## start MATERIALS PROVIDED
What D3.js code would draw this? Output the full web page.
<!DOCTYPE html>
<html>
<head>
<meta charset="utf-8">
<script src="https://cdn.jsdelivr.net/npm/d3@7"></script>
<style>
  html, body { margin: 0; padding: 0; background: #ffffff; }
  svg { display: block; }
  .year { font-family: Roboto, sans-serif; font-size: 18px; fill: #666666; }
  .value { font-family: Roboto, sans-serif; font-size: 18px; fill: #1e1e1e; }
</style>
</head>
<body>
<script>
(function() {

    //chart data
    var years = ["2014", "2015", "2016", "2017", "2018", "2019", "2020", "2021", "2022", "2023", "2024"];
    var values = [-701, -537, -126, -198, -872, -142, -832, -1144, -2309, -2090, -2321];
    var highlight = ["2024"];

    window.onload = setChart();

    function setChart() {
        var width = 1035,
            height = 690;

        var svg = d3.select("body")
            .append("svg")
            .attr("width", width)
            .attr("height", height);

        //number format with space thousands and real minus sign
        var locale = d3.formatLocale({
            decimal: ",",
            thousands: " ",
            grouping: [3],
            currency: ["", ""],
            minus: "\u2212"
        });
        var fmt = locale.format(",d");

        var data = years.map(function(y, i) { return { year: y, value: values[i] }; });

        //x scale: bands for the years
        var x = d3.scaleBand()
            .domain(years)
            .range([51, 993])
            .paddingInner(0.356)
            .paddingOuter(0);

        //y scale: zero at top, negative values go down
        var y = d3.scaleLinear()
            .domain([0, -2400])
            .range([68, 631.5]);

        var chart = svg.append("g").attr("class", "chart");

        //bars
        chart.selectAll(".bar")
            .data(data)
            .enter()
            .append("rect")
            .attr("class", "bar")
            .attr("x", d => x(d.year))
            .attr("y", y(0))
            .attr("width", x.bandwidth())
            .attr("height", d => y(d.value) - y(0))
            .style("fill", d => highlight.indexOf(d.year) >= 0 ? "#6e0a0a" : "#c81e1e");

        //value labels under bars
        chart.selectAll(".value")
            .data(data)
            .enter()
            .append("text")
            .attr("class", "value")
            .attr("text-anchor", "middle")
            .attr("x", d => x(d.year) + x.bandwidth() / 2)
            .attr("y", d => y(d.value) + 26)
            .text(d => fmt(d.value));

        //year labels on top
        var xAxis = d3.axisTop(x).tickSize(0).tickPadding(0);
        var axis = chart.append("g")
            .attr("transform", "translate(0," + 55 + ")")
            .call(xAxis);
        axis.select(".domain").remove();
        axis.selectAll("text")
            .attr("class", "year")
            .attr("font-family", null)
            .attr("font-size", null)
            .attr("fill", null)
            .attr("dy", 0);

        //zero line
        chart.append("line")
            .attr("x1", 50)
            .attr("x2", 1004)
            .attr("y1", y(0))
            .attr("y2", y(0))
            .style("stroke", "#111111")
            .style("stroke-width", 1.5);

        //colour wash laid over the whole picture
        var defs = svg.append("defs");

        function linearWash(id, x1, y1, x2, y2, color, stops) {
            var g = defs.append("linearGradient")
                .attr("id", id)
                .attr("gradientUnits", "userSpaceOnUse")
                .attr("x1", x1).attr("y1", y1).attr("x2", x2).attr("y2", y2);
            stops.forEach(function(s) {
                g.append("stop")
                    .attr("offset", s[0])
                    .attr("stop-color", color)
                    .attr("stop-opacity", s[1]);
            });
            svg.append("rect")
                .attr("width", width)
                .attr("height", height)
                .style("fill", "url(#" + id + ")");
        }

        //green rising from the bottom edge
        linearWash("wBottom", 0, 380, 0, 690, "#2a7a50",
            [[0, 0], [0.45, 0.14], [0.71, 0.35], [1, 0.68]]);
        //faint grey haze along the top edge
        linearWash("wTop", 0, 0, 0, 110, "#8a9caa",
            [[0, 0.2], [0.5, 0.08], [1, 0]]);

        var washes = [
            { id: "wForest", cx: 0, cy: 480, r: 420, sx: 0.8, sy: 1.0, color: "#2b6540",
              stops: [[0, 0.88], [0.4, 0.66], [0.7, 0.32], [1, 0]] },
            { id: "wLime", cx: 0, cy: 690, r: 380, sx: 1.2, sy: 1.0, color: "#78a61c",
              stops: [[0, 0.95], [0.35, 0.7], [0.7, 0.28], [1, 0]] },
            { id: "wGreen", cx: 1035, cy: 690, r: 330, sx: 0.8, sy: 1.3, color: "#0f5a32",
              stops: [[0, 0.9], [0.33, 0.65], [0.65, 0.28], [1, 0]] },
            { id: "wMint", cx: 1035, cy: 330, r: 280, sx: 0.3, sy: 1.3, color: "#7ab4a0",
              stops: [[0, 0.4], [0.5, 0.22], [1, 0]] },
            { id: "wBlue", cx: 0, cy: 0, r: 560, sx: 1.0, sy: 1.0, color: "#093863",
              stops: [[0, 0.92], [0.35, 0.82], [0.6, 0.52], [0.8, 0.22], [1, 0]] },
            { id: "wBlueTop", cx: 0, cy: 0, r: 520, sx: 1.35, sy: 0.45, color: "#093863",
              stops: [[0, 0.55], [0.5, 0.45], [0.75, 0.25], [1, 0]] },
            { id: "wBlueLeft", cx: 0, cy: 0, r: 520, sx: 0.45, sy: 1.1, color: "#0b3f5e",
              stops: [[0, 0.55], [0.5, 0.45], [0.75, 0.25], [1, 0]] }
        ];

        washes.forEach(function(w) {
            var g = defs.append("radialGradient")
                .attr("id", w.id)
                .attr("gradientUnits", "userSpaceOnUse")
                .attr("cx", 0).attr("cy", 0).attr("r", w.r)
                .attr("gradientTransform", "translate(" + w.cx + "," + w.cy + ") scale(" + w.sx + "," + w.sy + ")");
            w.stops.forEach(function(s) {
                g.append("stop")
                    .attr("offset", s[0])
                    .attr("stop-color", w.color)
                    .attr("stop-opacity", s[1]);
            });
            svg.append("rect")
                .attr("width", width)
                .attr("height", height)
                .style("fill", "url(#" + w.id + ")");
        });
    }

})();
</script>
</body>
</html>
## end MATERIALS PROVIDED
## start MATERIALS PROVIDED
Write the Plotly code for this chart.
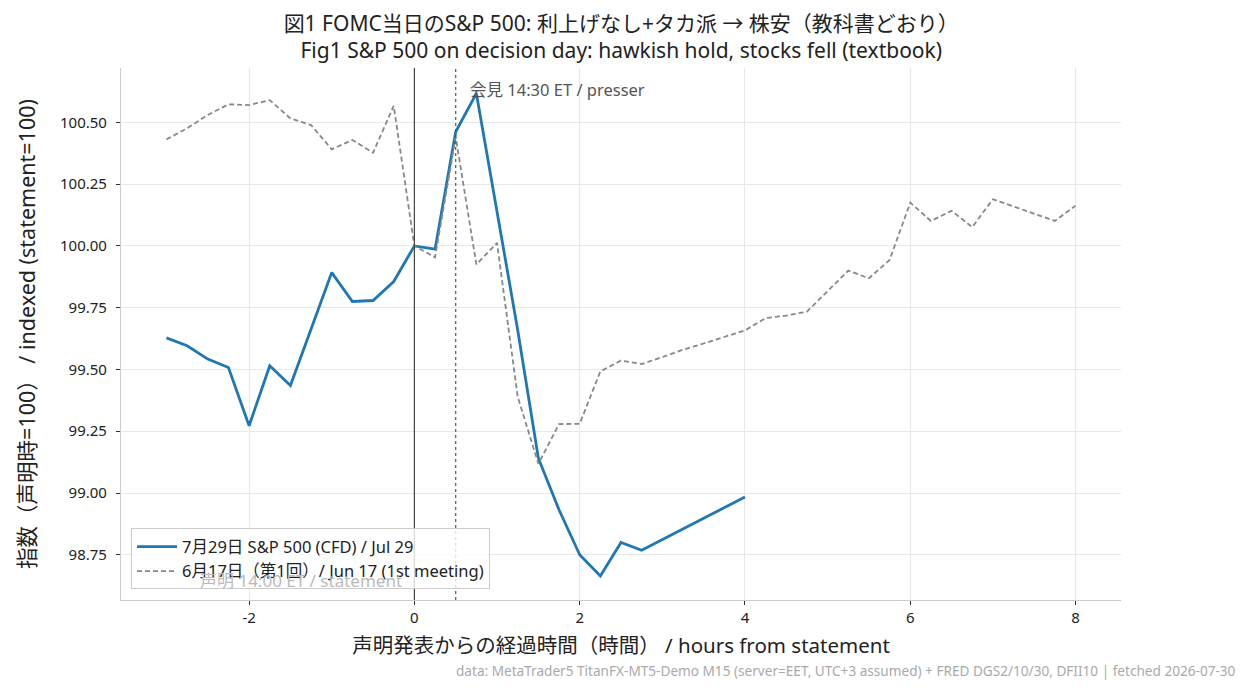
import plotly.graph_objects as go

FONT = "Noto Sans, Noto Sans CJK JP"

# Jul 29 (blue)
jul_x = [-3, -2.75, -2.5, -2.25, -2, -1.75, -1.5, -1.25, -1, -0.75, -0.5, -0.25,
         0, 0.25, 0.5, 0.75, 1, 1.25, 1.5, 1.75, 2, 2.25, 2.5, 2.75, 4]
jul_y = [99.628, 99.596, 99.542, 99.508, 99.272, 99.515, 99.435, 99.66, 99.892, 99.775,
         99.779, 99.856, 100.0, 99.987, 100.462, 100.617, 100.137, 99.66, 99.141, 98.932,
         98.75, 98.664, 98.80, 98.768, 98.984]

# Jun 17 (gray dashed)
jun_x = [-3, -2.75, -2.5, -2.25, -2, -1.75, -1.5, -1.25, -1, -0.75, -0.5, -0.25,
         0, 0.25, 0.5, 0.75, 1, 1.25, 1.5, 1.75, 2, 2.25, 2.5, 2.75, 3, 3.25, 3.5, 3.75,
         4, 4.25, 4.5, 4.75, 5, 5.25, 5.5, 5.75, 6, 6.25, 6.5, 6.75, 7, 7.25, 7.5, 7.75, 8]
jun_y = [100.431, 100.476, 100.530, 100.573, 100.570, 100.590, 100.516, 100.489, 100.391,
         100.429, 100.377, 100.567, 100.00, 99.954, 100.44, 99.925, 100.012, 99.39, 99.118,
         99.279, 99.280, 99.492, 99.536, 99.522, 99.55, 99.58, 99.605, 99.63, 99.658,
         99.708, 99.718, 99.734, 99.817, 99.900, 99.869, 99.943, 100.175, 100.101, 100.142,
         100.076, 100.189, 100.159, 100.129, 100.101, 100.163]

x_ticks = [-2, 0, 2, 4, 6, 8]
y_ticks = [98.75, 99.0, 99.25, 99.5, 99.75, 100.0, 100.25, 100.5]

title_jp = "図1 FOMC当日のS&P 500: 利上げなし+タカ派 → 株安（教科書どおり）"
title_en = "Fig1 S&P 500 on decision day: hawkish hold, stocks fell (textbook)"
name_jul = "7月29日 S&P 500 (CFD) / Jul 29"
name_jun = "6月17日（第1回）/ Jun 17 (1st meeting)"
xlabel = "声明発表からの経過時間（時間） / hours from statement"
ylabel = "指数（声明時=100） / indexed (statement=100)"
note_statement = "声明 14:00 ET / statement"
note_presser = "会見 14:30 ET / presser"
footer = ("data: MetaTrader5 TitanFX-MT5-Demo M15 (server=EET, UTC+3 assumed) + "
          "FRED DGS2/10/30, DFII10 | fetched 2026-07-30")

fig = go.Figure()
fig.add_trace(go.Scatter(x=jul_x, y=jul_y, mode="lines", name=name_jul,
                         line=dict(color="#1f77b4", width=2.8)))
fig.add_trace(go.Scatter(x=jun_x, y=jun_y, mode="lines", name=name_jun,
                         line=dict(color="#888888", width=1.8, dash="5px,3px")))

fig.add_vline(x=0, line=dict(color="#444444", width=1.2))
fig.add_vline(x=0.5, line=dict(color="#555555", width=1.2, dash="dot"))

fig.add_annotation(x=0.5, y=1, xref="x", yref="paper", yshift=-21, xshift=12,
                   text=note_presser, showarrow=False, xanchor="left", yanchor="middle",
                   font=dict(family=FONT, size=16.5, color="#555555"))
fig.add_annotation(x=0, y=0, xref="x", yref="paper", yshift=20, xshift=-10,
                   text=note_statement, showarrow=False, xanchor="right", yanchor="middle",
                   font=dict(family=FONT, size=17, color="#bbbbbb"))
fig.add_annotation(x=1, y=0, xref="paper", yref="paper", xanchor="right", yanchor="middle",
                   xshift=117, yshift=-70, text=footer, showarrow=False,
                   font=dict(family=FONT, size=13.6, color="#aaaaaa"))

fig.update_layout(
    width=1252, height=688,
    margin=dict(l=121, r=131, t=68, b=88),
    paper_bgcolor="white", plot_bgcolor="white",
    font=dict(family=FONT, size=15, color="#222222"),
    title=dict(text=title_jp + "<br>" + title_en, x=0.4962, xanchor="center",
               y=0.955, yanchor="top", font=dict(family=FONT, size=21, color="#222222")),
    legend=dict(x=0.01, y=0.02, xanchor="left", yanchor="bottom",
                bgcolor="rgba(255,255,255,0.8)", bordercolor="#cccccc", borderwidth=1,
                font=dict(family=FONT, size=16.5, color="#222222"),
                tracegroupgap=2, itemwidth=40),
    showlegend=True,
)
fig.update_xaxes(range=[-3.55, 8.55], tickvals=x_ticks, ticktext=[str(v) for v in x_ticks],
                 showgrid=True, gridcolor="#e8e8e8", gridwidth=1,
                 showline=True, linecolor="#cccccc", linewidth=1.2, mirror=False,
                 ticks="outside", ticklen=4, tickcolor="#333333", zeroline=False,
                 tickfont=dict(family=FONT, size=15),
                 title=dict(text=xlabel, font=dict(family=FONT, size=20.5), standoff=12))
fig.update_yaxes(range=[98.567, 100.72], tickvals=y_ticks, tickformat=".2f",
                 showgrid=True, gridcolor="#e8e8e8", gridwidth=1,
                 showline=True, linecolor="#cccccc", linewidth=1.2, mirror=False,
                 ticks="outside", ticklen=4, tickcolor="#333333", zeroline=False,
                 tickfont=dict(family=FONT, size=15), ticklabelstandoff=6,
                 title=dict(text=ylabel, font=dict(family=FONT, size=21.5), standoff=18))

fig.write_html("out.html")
## end MATERIALS PROVIDED
* TASK OBJECTIVE *
Sift through the entries and copy every line with "code".

* SOLUTION *
What D3.js code would draw this? Output the full web page.
Write the Plotly code for this chart.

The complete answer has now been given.